We all learn to read at school, after a fashion. But for most of us, this is not an optimal use of our brain power. In this course you will learn to better use the left brain's focused attention combined with the right brain's peripheral attention, in close harmony. Good communication between the brain hemispheres is a prerequisite for creative thinking and also a sense of well-being, where thoughts and feelings are integrated.
Reading may be defined as an individual's total inter-relationship with symbolic information. Reading is a communication process requiring a series of skills. As such reading is a thinking process rather than an exercise in eye movements. Effective reading requires a logical sequence of thought patterns, and these patterns require practice to set them into the mind. The methods currently used in schools do not touch on the issues of speed, comprehension and critical analysis and indeed all those skills which can be described as advanced reading techniques. In short, most of your reading problems have not been dealt with during your initial education. By using appropriate techniques, the limitations of early education can be overcome and reading ability improved by 500% or more.
The average reader can take in about 250 words per minute. Really fast readers are much faster. The champion of the 2005 Mind Sports Olympiad, Anne Jones of England, read 26,152 words in 17 minutes (1,538.4 words per minute). She comprehended 56.7 percent of what she read, leading to an adjusted 869.2 words per minute. Usually comprehension drops markedly if a person tries to read at speeds in excess of 1,000 words per minute, as shown above. In our experience, the maximum sustained reading speed with a bright student, on light material, with 90% comprehension is about 1,000 words per minute. Reading speed for something like a chemical textbook would be little more than half that, say 600 words per minute. The fastest reading speed we have seen is about 1,200 words per minute, reading a science fiction novel, and this in the case of a very high I.Q. student.
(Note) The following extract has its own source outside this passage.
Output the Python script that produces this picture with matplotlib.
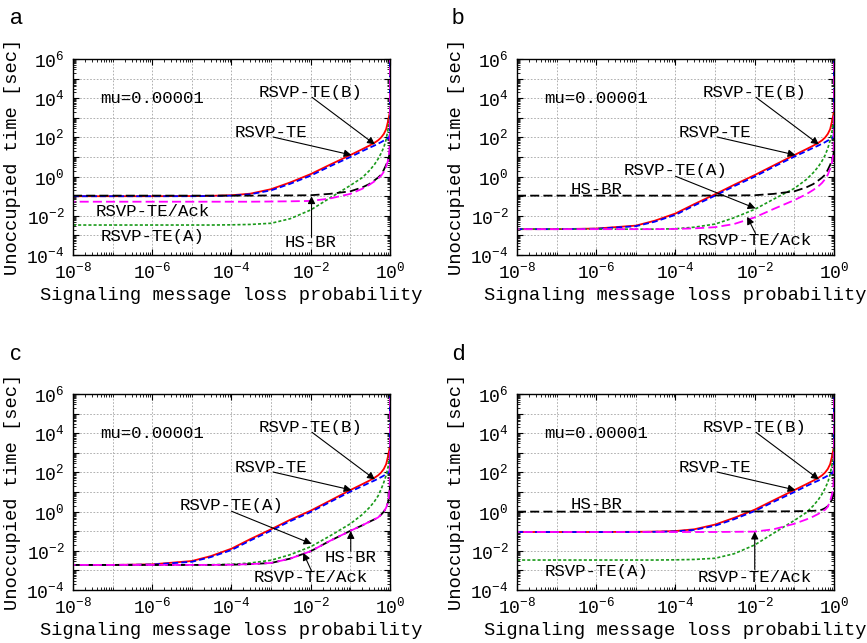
import numpy as np
import matplotlib
matplotlib.use("Agg")
import matplotlib.pyplot as plt
from matplotlib.ticker import FixedLocator, FuncFormatter, LogLocator, NullFormatter

plt.rcParams["font.family"] = ["Liberation Mono", "DejaVu Sans Mono"]
plt.rcParams["lines.scale_dashes"] = False

# loss probability (shared x for every curve)
p_loss = [1e-8, 1e-7, 1e-6, 1e-5, 3e-5, 1e-4, 3e-4, 1e-3, 3e-3, 1e-2, 3e-2, 0.1,
          0.2, 0.3, 0.4, 0.5, 0.6, 0.7, 0.8, 0.9, 0.95, 0.98, 0.995, 0.9999]

# log10 of unoccupied time [sec]
# panel a
a_rsvp = [-1.0, -1.0, -1.0, -0.99, -0.98, -0.95, -0.87, -0.64, -0.3, 0.13, 0.6, 1.1,
          1.4, 1.58, 1.72, 1.85, 2.0, 2.18, 2.42, 2.85, 3.1, 3.25, 3.32, 3.35]
a_rsvp_b = [-1.0, -1.0, -1.0, -1.0, -0.99, -0.97, -0.9, -0.7, -0.37, 0.05, 0.52, 1.0,
            1.3, 1.47, 1.58, 1.68, 1.76, 1.84, 1.9, 1.97, 2.02, 2.1, 2.5, 7.0]
a_rsvp_a = [-2.47, -2.47, -2.47, -2.47, -2.47, -2.46, -2.44, -2.38, -2.15, -1.7, -1.1, -0.45,
            -0.05, 0.3, 0.6, 0.9, 1.2, 1.5, 1.9, 2.45, 2.75, 2.95, 3.1, 3.2]
a_hsbr = [-0.97, -0.97, -0.97, -0.97, -0.97, -0.97, -0.97, -0.96, -0.96, -0.95, -0.88, -0.75,
          -0.55, -0.38, -0.2, -0.05, 0.1, 0.35, 0.6, 0.85, 1.05, 1.2, 1.3, 1.4]
a_ack = [-1.28, -1.28, -1.28, -1.28, -1.28, -1.28, -1.28, -1.27, -1.26, -1.24, -1.12, -0.88,
         -0.62, -0.42, -0.25, -0.1, 0.05, 0.25, 0.5, 0.85, 1.2, 1.6, 2.3, 7.0]

# panel b
b_rsvp = [-2.68, -2.68, -2.65, -2.5, -2.25, -1.88, -1.4, -0.9, -0.42, 0.08, 0.57, 1.1,
          1.4, 1.58, 1.72, 1.85, 2.0, 2.18, 2.42, 2.85, 3.1, 3.25, 3.32, 3.35]
b_rsvp_b = [-2.68, -2.68, -2.66, -2.53, -2.3, -1.95, -1.47, -0.97, -0.49, 0.0, 0.5, 1.02,
            1.3, 1.47, 1.58, 1.68, 1.76, 1.84, 1.9, 1.97, 2.02, 2.1, 2.5, 7.0]
b_rsvp_a = [-2.68, -2.68, -2.68, -2.68, -2.68, -2.66, -2.58, -2.42, -2.1, -1.67, -1.15, -0.6,
            -0.15, 0.2, 0.5, 0.8, 1.1, 1.45, 1.85, 2.35, 2.7, 2.92, 3.05, 3.2]
b_hsbr = [-0.97, -0.97, -0.97, -0.97, -0.97, -0.97, -0.97, -0.96, -0.96, -0.95, -0.88, -0.75,
          -0.55, -0.38, -0.2, -0.05, 0.1, 0.35, 0.6, 0.85, 1.05, 1.2, 1.3, 1.4]
b_ack = [-2.68, -2.68, -2.68, -2.68, -2.68, -2.67, -2.64, -2.58, -2.42, -2.08, -1.65, -1.2,
         -0.9, -0.68, -0.5, -0.32, -0.12, 0.1, 0.4, 0.75, 1.1, 1.5, 2.2, 7.0]

# panel c
c_rsvp = [-2.72, -2.72, -2.69, -2.52, -2.27, -1.89, -1.4, -0.9, -0.42, 0.05, 0.55, 1.1,
          1.4, 1.58, 1.72, 1.85, 2.0, 2.18, 2.42, 2.85, 3.1, 3.25, 3.32, 3.35]
c_rsvp_b = [-2.72, -2.72, -2.7, -2.56, -2.32, -1.96, -1.47, -0.97, -0.49, -0.02, 0.48, 1.02,
            1.3, 1.47, 1.58, 1.68, 1.76, 1.84, 1.9, 1.97, 2.02, 2.1, 2.5, 7.0]
c_rsvp_a = [-2.72, -2.72, -2.72, -2.72, -2.71, -2.69, -2.62, -2.48, -2.2, -1.79, -1.25, -0.62,
            -0.15, 0.2, 0.5, 0.8, 1.15, 1.5, 1.85, 2.3, 2.65, 2.9, 3.05, 3.2]
c_hsbr = [-2.72, -2.72, -2.72, -2.72, -2.72, -2.71, -2.68, -2.62, -2.4, -2.02, -1.5, -0.98,
          -0.7, -0.52, -0.4, -0.3, -0.15, 0.0, 0.2, 0.5, 0.8, 1.05, 1.25, 1.35]
c_ack = [-2.72, -2.72, -2.72, -2.72, -2.72, -2.71, -2.68, -2.62, -2.4, -2.02, -1.5, -0.98,
         -0.7, -0.52, -0.4, -0.3, -0.15, 0.0, 0.2, 0.5, 0.85, 1.3, 2.3, 7.0]

# panel d
d_rsvp = [-1.04, -1.04, -1.04, -1.03, -1.02, -0.99, -0.9, -0.66, -0.32, 0.1, 0.58, 1.1,
          1.4, 1.58, 1.72, 1.85, 2.0, 2.18, 2.42, 2.85, 3.1, 3.25, 3.32, 3.35]
d_rsvp_b = [-1.04, -1.04, -1.04, -1.04, -1.03, -1.01, -0.93, -0.72, -0.39, 0.03, 0.5, 1.0,
            1.3, 1.47, 1.58, 1.68, 1.76, 1.84, 1.9, 1.97, 2.02, 2.1, 2.5, 7.0]
d_rsvp_a = [-2.47, -2.47, -2.47, -2.47, -2.47, -2.46, -2.44, -2.38, -2.15, -1.7, -1.1, -0.45,
            -0.05, 0.3, 0.6, 0.9, 1.2, 1.5, 1.9, 2.45, 2.75, 2.95, 3.1, 3.2]
d_hsbr = [0.0, 0.0, 0.0, 0.0, 0.0, 0.0, 0.0, 0.0, 0.0, 0.01, 0.01, 0.02,
          0.03, 0.04, 0.06, 0.1, 0.18, 0.28, 0.42, 0.65, 0.85, 1.0, 1.1, 1.2]
d_ack = [-1.04, -1.04, -1.04, -1.04, -1.04, -1.04, -1.04, -1.04, -1.03, -1.02, -0.9, -0.62,
         -0.4, -0.25, -0.12, 0.0, 0.1, 0.25, 0.55, 0.9, 1.2, 1.6, 2.3, 7.0]

panels = {
    "a": (a_rsvp, a_rsvp_b, a_rsvp_a, a_hsbr, a_ack),
    "b": (b_rsvp, b_rsvp_b, b_rsvp_a, b_hsbr, b_ack),
    "c": (c_rsvp, c_rsvp_b, c_rsvp_a, c_hsbr, c_ack),
    "d": (d_rsvp, d_rsvp_b, d_rsvp_a, d_hsbr, d_ack),
}

styles = [
    dict(color="#ff0000", lw=1.3, ls="-"),
    dict(color="#0000ff", lw=1.3, ls=(0, (4.3, 2.2))),
    dict(color="#1a9a1a", lw=1.2, ls=(0, (2.2, 1.5))),
    dict(color="#000000", lw=1.3, ls=(0, (6.5, 3.0))),
    dict(color="#ff00ff", lw=1.3, ls=(4.7, (6.5, 3.0))),
]

# text labels (text, x, y, arrow tip, arrow start) in log10 data units
common = [
    ("RSVP-TE(B)", -2.0, 4.3, (-0.38, 1.64), (-1.97, 4.05)),
    ("RSVP-TE", -3.0, 2.26, (-0.97, 1.1), (-2.95, 2.02)),
]
notes = {
    "a": [("RSVP-TE/Ack", -6.0, -1.79, None, None),
          ("RSVP-TE(A)", -6.0, -3.07, None, None),
          ("HS-BR", -2.0, -3.35, (-1.98, -1.0), (-1.98, -3.1))],
    "b": [("RSVP-TE(A)", -4.0, 0.29, (-1.98, -1.62), (-4.0, 0.02)),
          ("HS-BR", -6.0, -0.65, None, None),
          ("RSVP-TE/Ack", -2.0, -3.27, (-2.19, -2.05), (-1.98, -2.9))],
    "c": [("RSVP-TE(A)", -4.0, 0.29, (-1.98, -1.64), (-4.0, 0.02)),
          ("HS-BR", -1.0, -2.32, (-0.99, -0.99), (-0.99, -2.02)),
          ("RSVP-TE/Ack", -2.0, -3.34, (-2.19, -2.1), (-1.98, -3.03))],
    "d": [("HS-BR", -6.0, 0.37, None, None),
          ("RSVP-TE(A)", -6.0, -3.03, None, None),
          ("RSVP-TE/Ack", -2.0, -3.34, (-2.0, -1.02), (-2.0, -2.95))],
}

fig = plt.figure(figsize=(8.67, 6.43), dpi=100)
pos = {"a": (0.0842, 0.6034), "b": (0.5963, 0.6034),
       "c": (0.0842, 0.0824), "d": (0.5963, 0.0824)}
letter_pos = {"a": (0.0115, 0.971), "b": (0.521, 0.971),
              "c": (0.0115, 0.449), "d": (0.521, 0.449)}


def fmt(v, pos_):
    k = int(round(np.log10(v)))
    return r"$\mathregular{10^{%d}}$" % k


def fmt_y(v, pos_):
    k = int(round(np.log10(v)))
    if k % 2:
        return ""
    return r"$\mathregular{10^{%d}}$" % k


for name, curves in panels.items():
    ax = fig.add_axes([pos[name][0], pos[name][1], 0.3656, 0.3048])
    for vals, st in zip(curves, styles):
        ax.plot(p_loss, np.power(10.0, vals), color=st["color"], lw=st["lw"],
                linestyle=st["ls"], solid_capstyle="butt")
    ax.set_xscale("log")
    ax.set_yscale("log")
    ax.set_xlim(1e-8, 1)
    ax.set_ylim(1e-4, 1e6)

    ax.xaxis.set_major_locator(FixedLocator([10.0 ** k for k in range(-8, 1, 2)]))
    ax.xaxis.set_major_formatter(FuncFormatter(fmt))
    ax.xaxis.set_minor_locator(LogLocator(base=10, subs=np.arange(1, 10), numticks=40))
    ax.xaxis.set_minor_formatter(NullFormatter())
    ax.yaxis.set_major_locator(FixedLocator([10.0 ** k for k in range(-4, 7)]))
    ax.yaxis.set_major_formatter(FuncFormatter(fmt_y))
    ax.yaxis.set_minor_locator(LogLocator(base=10, subs=np.arange(2, 10), numticks=40))
    ax.yaxis.set_minor_formatter(NullFormatter())

    ax.tick_params(which="both", direction="in", top=True, right=True, labelsize=13)
    ax.tick_params(which="major", length=4, width=0.8)
    ax.tick_params(which="minor", length=2, width=0.6)
    ax.tick_params(axis="y", which="major", pad=6)
    ax.tick_params(axis="x", which="major", pad=5)

    # grid on every decade, both axes
    for k in range(-8, 1):
        ax.axvline(10.0 ** k, color="#b0b0b0", lw=0.7, ls=(0, (1.2, 1.2)), zorder=0)
    for k in range(-4, 7):
        ax.axhline(10.0 ** k, color="#b0b0b0", lw=0.7, ls=(0, (1.2, 1.2)), zorder=0)
    for s in ax.spines.values():
        s.set_linewidth(1.0)

    ax.set_xlabel("Signaling message loss probability", fontsize=13.5, labelpad=3)
    ax.set_ylabel("Unoccupied time [sec]", fontsize=13.5, labelpad=4)

    ax.text(10.0 ** -7.32, 1e4, "mu=0.00001", fontsize=12.5, ha="left", va="center")
    for txt, tx, ty, tip, start in common + notes[name]:
        ax.text(10.0 ** tx, 10.0 ** ty, txt, fontsize=12.5, ha="center", va="center",
                zorder=5)
        if tip is not None:
            ax.annotate("", xy=(10.0 ** tip[0], 10.0 ** tip[1]),
                        xytext=(10.0 ** start[0], 10.0 ** start[1]),
                        arrowprops=dict(arrowstyle="-|>", color="k", lw=0.8,
                                        mutation_scale=11, shrinkA=0, shrinkB=0),
                        zorder=6)

    fig.text(letter_pos[name][0], letter_pos[name][1], name, fontsize=16,
             family=["Liberation Sans", "DejaVu Sans"], ha="left", va="center")

fig.savefig("out.png", dpi=100)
Maximum comprehension is tied to thinking speed. Very short passages - two or three pages at most - can be read at 3,000 to 4,000 words per minute, but this speed can only be maintained for about twenty seconds or so, then there is a barrier, as if some buffer has been filled to capacity. The brain would need 30 to 60 seconds to rearrange itself before you could do this again, so the average reading speed would still be in the region of about 1,000 words per minute. Therefore, if anyone says that a sustained reading speed of several thousand words per minute is possible, and many adverts claim this, they are talking out the top of their hat. A sensible target for our students is 800 words per minute. Most students should be able to do that, and as a result be able to dramaticlly speed their studies.
Learn to read more effectively ... and more
Power Reading will teach you to read much faster and at the same time to have a greater understanding of what you have read. These are obviously great advantages. There is another major benefit. Most of us, as we read, 'speak' the words in our heads. It is this sub-vocalization that holds back fast reading and it is unnecessary. It is possible to have an inner speech, a kind of 'thought awareness,' that isn't linked to the tongue, mouth and vocal chord muscles, and this is much faster and more fluent. Cutting out the identification of vocalization and the stream of thought gives a surprising by-product. Many of us think that our constant sub-vocalized 'speaking voice' is who we are. Finding out that you can think and be aware without a vocal stream of words, opens up your awareness to the usually unrecognized domain of intuition and higher consciousness. You'll have a better sense of who you really are.